By Staff Sgt. Thaddeus Harrington
Maryland National Guard
LA PLATA, Md. (1/15/13) - Soldiers from the Maryland Army National Guard’s 253rd Engineer Company (Sapper) in La Plata, Md., spent their drill weekend training with a Mobile Training Team to become certified robot operators. The Jan. 12-13 drill weekend also included breeching doors, Modern Army Combatives and weapons familiarity.
“This is the first time the robots have been brought in. This is something that we’re going to sustain on a regular basis,” said Capt. Alexi Franklin, commander of the 253rd Engineers.
Although Soldiers operate it using a gaming system controller, the 510 Packbot FasTac is not a game.

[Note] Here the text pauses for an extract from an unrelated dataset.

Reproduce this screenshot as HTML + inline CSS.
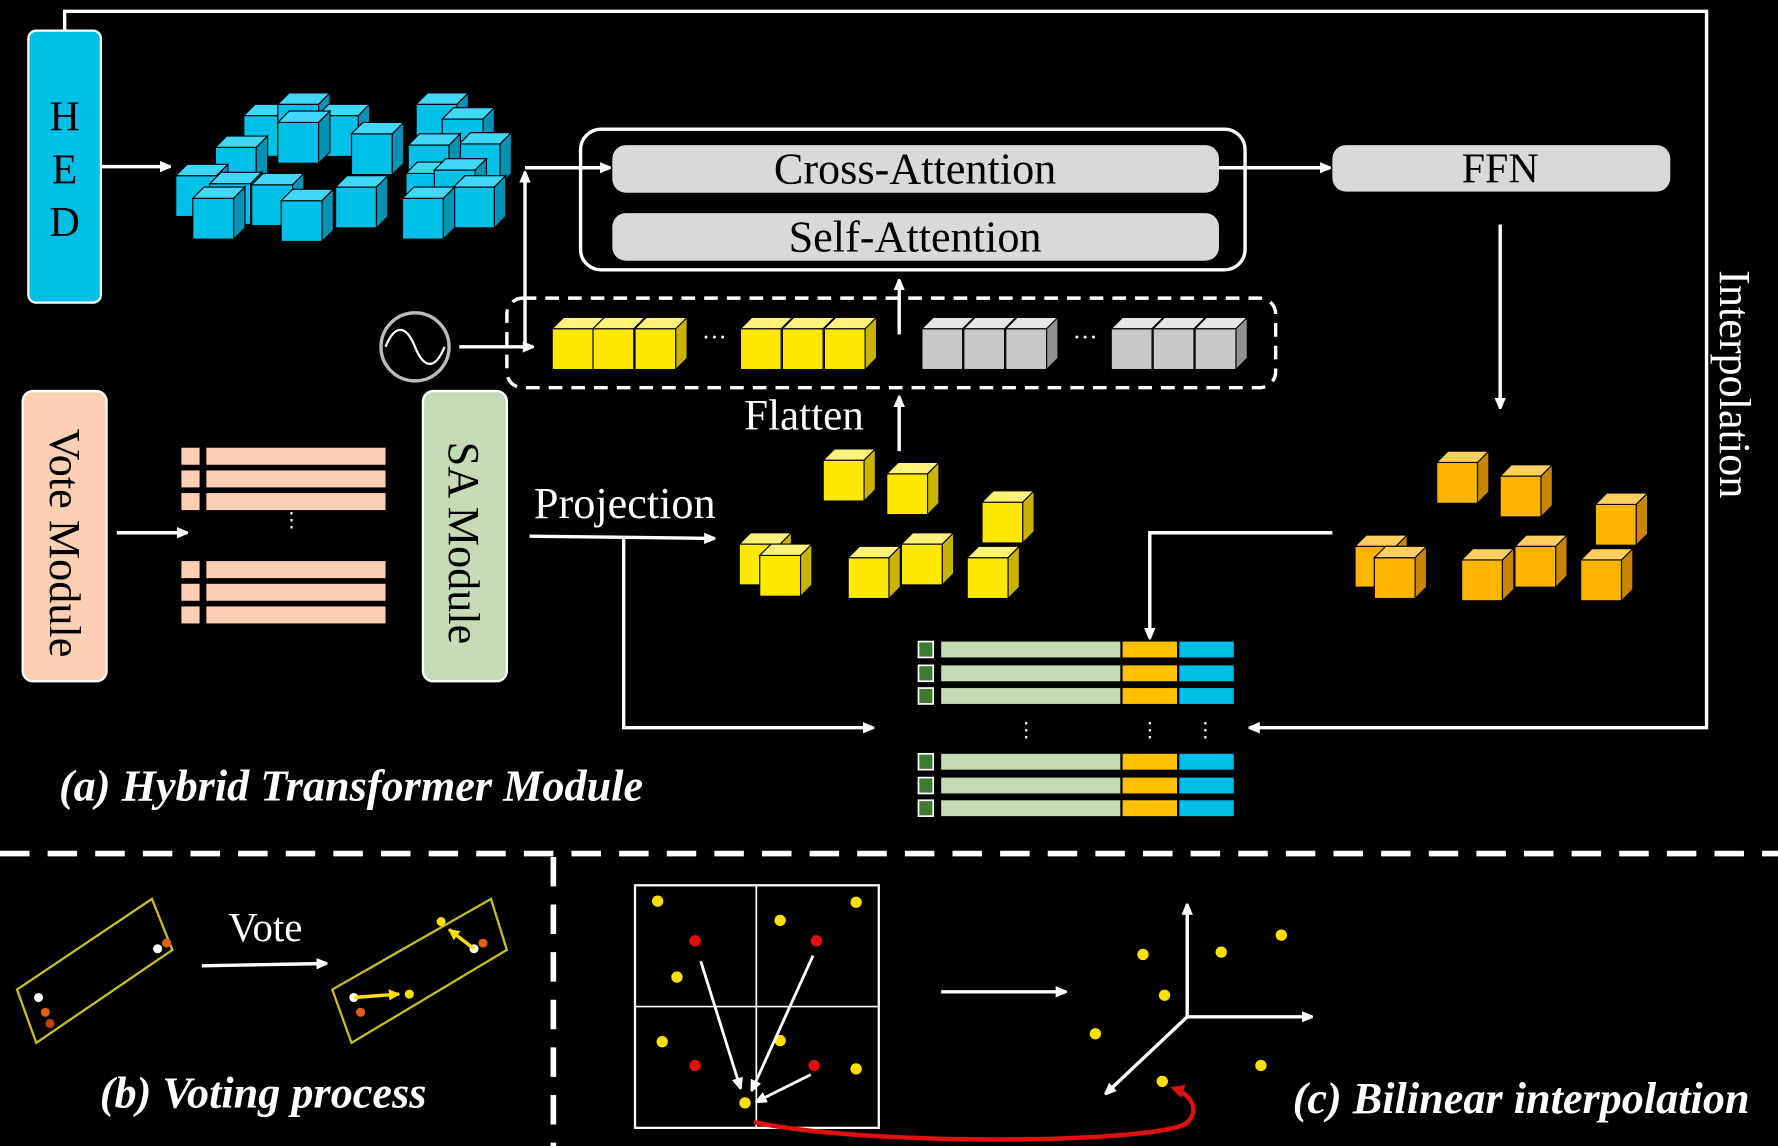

“The controls are natural because the interface is a gaming controller,” said Pvt. Brett Beauregard, a native of Waldorf, Md., a full-time college student and a recently certified 510 Packbot operator. “Younger generations are more comfortable with video games. This gives them a simple interface that they’re used to.”
The 510 Packbot Unmanned Ground Vehicle with the Fast Tactical Maneuvering kit allows Soldiers to approach dangerous objects from a safe distance. Its cameras can look through windows and around doors to investigate and neutralize potential threats.
“The three main missions of combat engineers are mobility, counter mobility and survivability. This is mobility training,” added Franklin. “The robots can help identify hazards and get them out of the way.”
The more than 50-pound robot moves at a top speed of 5.8 mph and can lift 5 pounds with the arm fully extended horizontally.
“My first time going up and down stairs [with the Packbot], I was quite nervous. It’s an expensive piece of equipment. If you lose the center of gravity, it’s possible it could flip over,” said Beauregard. “In a combat situation, you only have one chance at it.”
The 253rd will not receive a robot of its own but will continue to use the MTT from Fort Leonard Wood, Mo., to conduct future training on the robot.
The two-day basic operators course consisted of classroom instructions and basic familiarity on the first day. The second day was more hands on. The Soldiers learned to climb stairs and navigate obstacles. After the hands-on they faced the certification.
“I’m there to ensure that it functions properly that it can get the job done and that it’s capable of picking up objects and moving them,” Beauregard said.
The first of the two-part certification course included preventive maintenance checks and services, Packbot setup and a functions check. The second part included maneuvering the 510 Packbot over a defined, obstacle-laden 100-meter course, performing basic tasks like picking up and placing objects, driving and manipulating the camera.